How to Choose the Right Behringer Mixer for Your Church
Start with your input count
Count every microphone and instrument your worship team uses on a typical Sunday. Add 20-30% for growth. That determines your minimum channel requirement.
- 6-8 inputs → XR16
- 10-16 inputs → XR18
- 16-24 inputs → X32 Rack or X32 Compact
- 24+ inputs → Wing Rack
Consider your monitoring setup
If your worship team uses or wants in-ear monitors, AUX send count matters significantly.
- Up to 4 mono IEM mixes → XR16
- Up to 6 mono IEM mixes → XR18
- Full stereo IEM mixes for everyone → X32 Rack, X32 Compact, or Wing Rack
For a complete guide to setting up IEM monitoring with the XR18, see our how to set up in-ear monitors for small bands guide.
Think about who runs your sound
Volunteer operators with limited experience adapt fastest to the X Air app on the XR16 and XR18 — the interface is clean and straightforward. Volunteers who prefer physical controls adapt faster to the X32 Compact. Professional engineers can handle any platform on this list.
Plan for recording and livestream
Every mixer here supports USB multitrack recording. The XR18’s 18×18 recording covers most small church needs. The X32 series and Wing Rack handle more complex broadcast setups with dedicated mix outputs and higher channel counts.
Budget honestly
The best mixer is the one your church can actually afford, learn, and maintain confidently. A well-run XR18 in the hands of a skilled volunteer produces better results than a Wing Rack nobody knows how to use.
Frequently Asked Questions
What is the best Behringer mixer for church use on
a small congregation budget?
For most small congregations, the Behringer XR18 is the best choice. At around $500, it handles a full small worship band with 16 input channels, supports IEM monitoring for every musician, and includes multitrack recording. The XR16 is the right choice if budget is the primary concern and your setup genuinely only needs 8 mic inputs.
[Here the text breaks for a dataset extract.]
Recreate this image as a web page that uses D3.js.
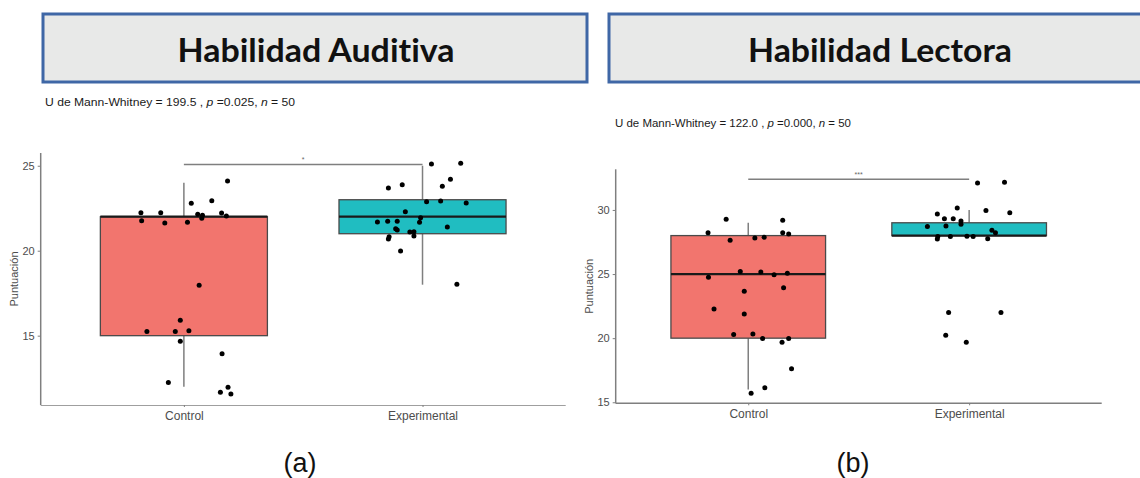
<!DOCTYPE html>
<html>
<head>
<meta charset="utf-8">
<script src="https://cdn.jsdelivr.net/npm/d3@7"></script>
<style>
  html, body { margin: 0; padding: 0; background: #ffffff; }
  svg { display: block; }
  .title { font-variant-ligatures: none; font-feature-settings: "liga" 0; }
</style>
</head>
<body>
<svg id="chart" width="1140" height="478"></svg>
<script>
// ---- data ----
const categories = ["Control", "Experimental"];
const groupColors = ["#f2756e", "#20bdc1"];

// Habilidad Auditiva: box summary [min whisker, Q1, median, Q3, max whisker]
const auditivaBoxControl = [12, 15, 22, 22, 24];
const auditivaBoxExperimental = [18, 21, 22, 23, 25];
const auditivaTicks = [15, 20, 25];

// individual scores (with the vertical jitter of the plot) and horizontal jitter, in category steps
const auditivaControlScores = [22.24, 22.24, 21.76, 21.63, 21.67, 22.79, 22.14, 22.08, 21.91, 22.94, 22.22, 22.04, 24.1,
  17.96, 15.91, 15.24, 15.24, 15.29, 14.67, 13.94, 12.24, 11.96, 11.67, 11.57];
const auditivaControlJitter = [-0.18, -0.097, -0.177, -0.08, 0.015, 0.031, 0.058, 0.078, 0.075, 0.117, 0.158, 0.178, 0.183,
  0.064, -0.015, -0.155, -0.036, 0.021, -0.015, 0.16, -0.065, 0.185, 0.153, 0.197];
const auditivaExperimentalScores = [25.1, 25.14, 23.69, 23.88, 23.79, 24.2, 22.88, 22.92, 22.81, 22.29, 21.94, 21.69, 21.73,
  21.73, 21.67, 21.39, 21.29, 21.22, 21.1, 21.12, 20.86, 20.82, 20.69, 19.98, 18.02];
const auditivaExperimentalJitter = [0.0375, 0.16, -0.143, -0.085, 0.083, 0.117, 0.017, 0.076, 0.183, -0.072, -0.008, -0.189, -0.146,
  -0.106, -0.0125, 0.104, -0.1125, -0.106, -0.053, -0.036, -0.036, -0.14, -0.143, -0.092, 0.144];

// Habilidad Lectora
const lectoraBoxControl = [16, 20, 25, 28, 29];
const lectoraBoxExperimental = [28, 28, 28, 29, 30];
const lectoraTicks = [15, 20, 25, 30];

const lectoraControlScores = [28.23, 29.27, 27.64, 27.82, 27.87, 29.2, 28.23, 28.13, 25.19, 25.17, 24.75, 24.94, 25.07,
  23.66, 23.94, 22.28, 21.89, 20.28, 20.33, 19.97, 19.69, 19.97, 17.61, 16.13, 15.71];
const lectoraControlJitter = [-0.182, -0.1, -0.082, 0.03, 0.072, 0.156, 0.156, 0.183, -0.036, 0.057, -0.18, 0.117, 0.177,
  -0.018, 0.16, -0.155, -0.018, -0.066, 0.021, 0.065, 0.153, 0.183, 0.196, 0.075, 0.013];
const lectoraExperimentalScores = [32.1, 32.16, 30.16, 29.69, 29.95, 29.79, 29.32, 29.32, 29.14, 28.89, 28.7, 28.75, 28.42,
  28.23, 27.92, 27.74, 27.92, 27.95, 27.92, 27.76, 22.0, 22.0, 20.23, 19.69];
const lectoraExperimentalJitter = [0.038, 0.16, -0.054, -0.144, 0.076, 0.184, -0.112, -0.072, -0.037, -0.037, -0.189, -0.105, 0.103,
  0.119, -0.142, -0.144, -0.085, -0.01, 0.018, 0.084, -0.093, 0.144, -0.106, -0.013];

// test results shown above each plot
const auditivaTest = { U: "199.5", p: "0.025", n: "50", stars: "*", bracketAt: 25.08 };
const lectoraTest = { U: "122.0", p: "0.000", n: "50", stars: "***", bracketAt: 32.39 };

// ---- drawing ----
const svg = d3.select("#chart");
const AXIS_GREY = "#7f7f7f";
const TEXT_GREY = "#4d4d4d";

function titleBox(x, y, w, h, label, cx, textWidth) {
  const g = svg.append("g");
  g.append("rect").attr("x", x).attr("y", y).attr("width", w).attr("height", h)
    .attr("fill", "#e8e9e8").attr("stroke", "#3f67a6").attr("stroke-width", 3);
  g.append("text").attr("class", "title").attr("x", cx).attr("y", y + 48)
    .attr("text-anchor", "middle")
    .attr("font-family", "Lato, 'Open Sans', sans-serif")
    .attr("font-weight", 700).attr("font-size", 33).attr("fill", "#111")
    .attr("textLength", textWidth).attr("lengthAdjust", "spacingAndGlyphs")
    .text(label);
}

function subtitle(x, y, test, width) {
  const t = svg.append("text").attr("x", x).attr("y", y)
    .attr("font-family", "'Liberation Sans', Arial, sans-serif")
    .attr("font-size", 11).attr("fill", "#1a1a1a")
    .attr("textLength", width).attr("lengthAdjust", "spacingAndGlyphs");
  t.append("tspan").text(`U de Mann-Whitney = ${test.U} , `);
  t.append("tspan").attr("font-style", "italic").text("p");
  t.append("tspan").text(` =${test.p}, `);
  t.append("tspan").attr("font-style", "italic").text("n");
  t.append("tspan").text(` = ${test.n}`);
}

function panel(cfg) {
  const g = svg.append("g");
  const x = d3.scalePoint().domain(categories).range([cfg.left, cfg.right]).padding(0.6);
  const step = x.step();
  const y = d3.scaleLinear().domain(cfg.yDomain).range([cfg.bottom, cfg.top]);
  const boxW = step * 0.7;

  // significance bracket
  g.append("line")
    .attr("x1", x(categories[0])).attr("x2", x(categories[1]))
    .attr("y1", y(cfg.test.bracketAt)).attr("y2", y(cfg.test.bracketAt))
    .attr("stroke", AXIS_GREY).attr("stroke-width", 1.5);
  g.append("text")
    .attr("x", (x(categories[0]) + x(categories[1])) / 2)
    .attr("y", y(cfg.test.bracketAt) - 2)
    .attr("text-anchor", "middle")
    .attr("font-family", "'Liberation Sans', Arial, sans-serif")
    .attr("font-size", 7).attr("fill", "#666")
    .text(cfg.test.stars);

  // boxes
  cfg.boxes.forEach((b, i) => {
    const cx = x(categories[i]);
    const [lo, q1, med, q3, hi] = b;
    g.append("line").attr("x1", cx).attr("x2", cx).attr("y1", y(q3)).attr("y2", y(hi))
      .attr("stroke", AXIS_GREY).attr("stroke-width", 1.5);
    g.append("line").attr("x1", cx).attr("x2", cx).attr("y1", y(q1)).attr("y2", y(lo))
      .attr("stroke", AXIS_GREY).attr("stroke-width", 1.5);
    g.append("rect")
      .attr("x", cx - boxW / 2).attr("width", boxW)
      .attr("y", y(q3)).attr("height", y(q1) - y(q3))
      .attr("fill", groupColors[i]).attr("stroke", "#4a4a4a").attr("stroke-width", 1.3);
    g.append("line")
      .attr("x1", cx - boxW / 2).attr("x2", cx + boxW / 2)
      .attr("y1", y(med)).attr("y2", y(med))
      .attr("stroke", "#1a1a1a").attr("stroke-width", 2.2);
  });

  // jittered points
  cfg.points.forEach((p, i) => {
    const cx = x(categories[i]);
    g.selectAll(null).data(p.scores).join("circle")
      .attr("cx", (d, j) => cx + p.jitter[j] * step)
      .attr("cy", d => y(d))
      .attr("r", 2.5).attr("fill", "#000");
  });

  // axes
  const yAxis = g.append("g").attr("transform", `translate(${cfg.left},0)`)
    .call(d3.axisLeft(y).tickValues(cfg.ticks).tickSize(3).tickPadding(3).tickFormat(d3.format("d")));
  const xAxis = g.append("g").attr("transform", `translate(0,${cfg.bottom})`)
    .call(d3.axisBottom(x).tickSize(2).tickPadding(4));
  if (cfg.clipBottom) {
    const id = "clip-" + Math.round(cfg.left);
    svg.append("clipPath").attr("id", id).append("rect")
      .attr("x", 0).attr("y", 0).attr("width", 1140).attr("height", cfg.clipBottom);
    xAxis.attr("clip-path", `url(#${id})`);
  }
  [yAxis, xAxis].forEach(a => {
    a.select(".domain").attr("stroke", AXIS_GREY).attr("stroke-width", 1.5);
    a.selectAll(".tick line").attr("stroke", AXIS_GREY).attr("stroke-width", 1);
    a.selectAll(".tick text").attr("fill", TEXT_GREY)
      .attr("font-family", "'Liberation Sans', Arial, sans-serif");
  });
  yAxis.selectAll(".tick text").attr("font-size", 11);
  xAxis.selectAll(".tick text").attr("font-size", 12);
  // axis lines without end caps
  yAxis.select(".domain").attr("d", `M0,${cfg.top}V${cfg.bottom}`);
  xAxis.select(".domain").attr("d", `M${cfg.left},0H${cfg.right}`);

  g.append("text")
    .attr("transform", `translate(${cfg.ylabelX},${(cfg.top + cfg.bottom) / 2}) rotate(-90)`)
    .attr("text-anchor", "middle")
    .attr("font-family", "'Liberation Sans', Arial, sans-serif")
    .attr("font-size", 11).attr("fill", TEXT_GREY)
    .text("Puntuación");

  svg.append("text").attr("x", cfg.tagX).attr("y", 472)
    .attr("text-anchor", "middle")
    .attr("font-family", "'Liberation Sans', Arial, sans-serif")
    .attr("font-size", 27).attr("fill", "#111")
    .text(cfg.tag);
}

titleBox(43, 14, 544, 68, "Habilidad Auditiva", 316, 277);
titleBox(609, 14, 545, 68, "Habilidad Lectora", 880, 264);
subtitle(45, 106, auditivaTest, 250);
subtitle(615, 127, lectoraTest, 236);

panel({
  left: 40.7, right: 565.7, top: 153, bottom: 405,
  yDomain: [10.92, 25.75], ticks: auditivaTicks,
  boxes: [auditivaBoxControl, auditivaBoxExperimental],
  points: [
    { scores: auditivaControlScores, jitter: auditivaControlJitter },
    { scores: auditivaExperimentalScores, jitter: auditivaExperimentalJitter }
  ],
  test: auditivaTest, ylabelX: 18, tag: "(a)", tagX: 300, clipBottom: 421
});

panel({
  left: 615.7, right: 1101.7, top: 169.3, bottom: 403.3,
  yDomain: [14.92, 33.17], ticks: lectoraTicks,
  boxes: [lectoraBoxControl, lectoraBoxExperimental],
  points: [
    { scores: lectoraControlScores, jitter: lectoraControlJitter },
    { scores: lectoraExperimentalScores, jitter: lectoraExperimentalJitter }
  ],
  test: lectoraTest, ylabelX: 593, tag: "(b)", tagX: 853, clipBottom: null
});
</script>
</body>
</html>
Can Behringer mixers handle church livestreaming?
Yes. Every mixer on this list supports USB multitrack recording, allowing you to capture every channel of a service for broadcast or post-production. The X32 series and Wing Rack offer additional dedicated outputs for livestream feeds. For a complete recording setup guide, see our Behringer XR18 multitrack recording guide.
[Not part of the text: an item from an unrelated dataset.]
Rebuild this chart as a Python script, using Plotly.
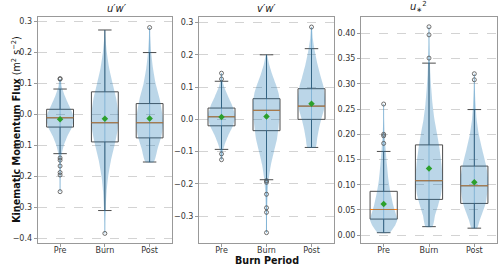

Do Behringer church mixers work with volunteers?
Yes — the X Air ecosystem is widely regarded as one of the more approachable digital mixing platforms for volunteers. The X Air app is clean and logical, and the community support for X Air and X32 is extensive. The X32 Compact adds physical faders for volunteers who prefer tactile control over app-based mixing.
What is the difference between the XR18 and the X32 Rack for church use?
The main differences are AUX send count (6 vs 16), expansion capability (XR18 has none, X32 Rack supports AES50 stage boxes), and USB recording depth (18×18 vs 32×32). For a small worship team, the XR18 covers everything needed. For a larger team needing full stereo IEM mixes and stage box connectivity, the X32 Rack is the right upgrade. See our full XR16 vs XR18 vs X32 Rack comparison for the complete breakdown.
Is the Behringer Wing Rack worth the price for churches?
For large congregations with professional sound teams and complex production requirements, yes — absolutely. The Wing Rack delivers capabilities that previously required spending $5,000-8,000 at a $1,799 price point. For smaller churches, the X32 Rack delivers everything needed at a fraction of the cost.
Do Behringer church mixers control feedback well?
Yes. Every mixer on this list includes parametric EQ on every channel and a real-time analyzer for identifying problem frequencies. With proper gain staging and EQ, feedback is manageable on any of these platforms. For a practical guide to feedback control, see our how to stop feedback on stage with the XR18 — the techniques apply across the entire Behringer lineup.
Can I upgrade from an XR18 to an X32 Rack later?
Yes — and the transition is smoother than most mixer upgrades. The X Air and X32 ecosystems share compatible workflows, and volunteers familiar with the XR18 adapt to the X32 platform quickly. Your existing microphones, cables, and stage gear all carry over without changes.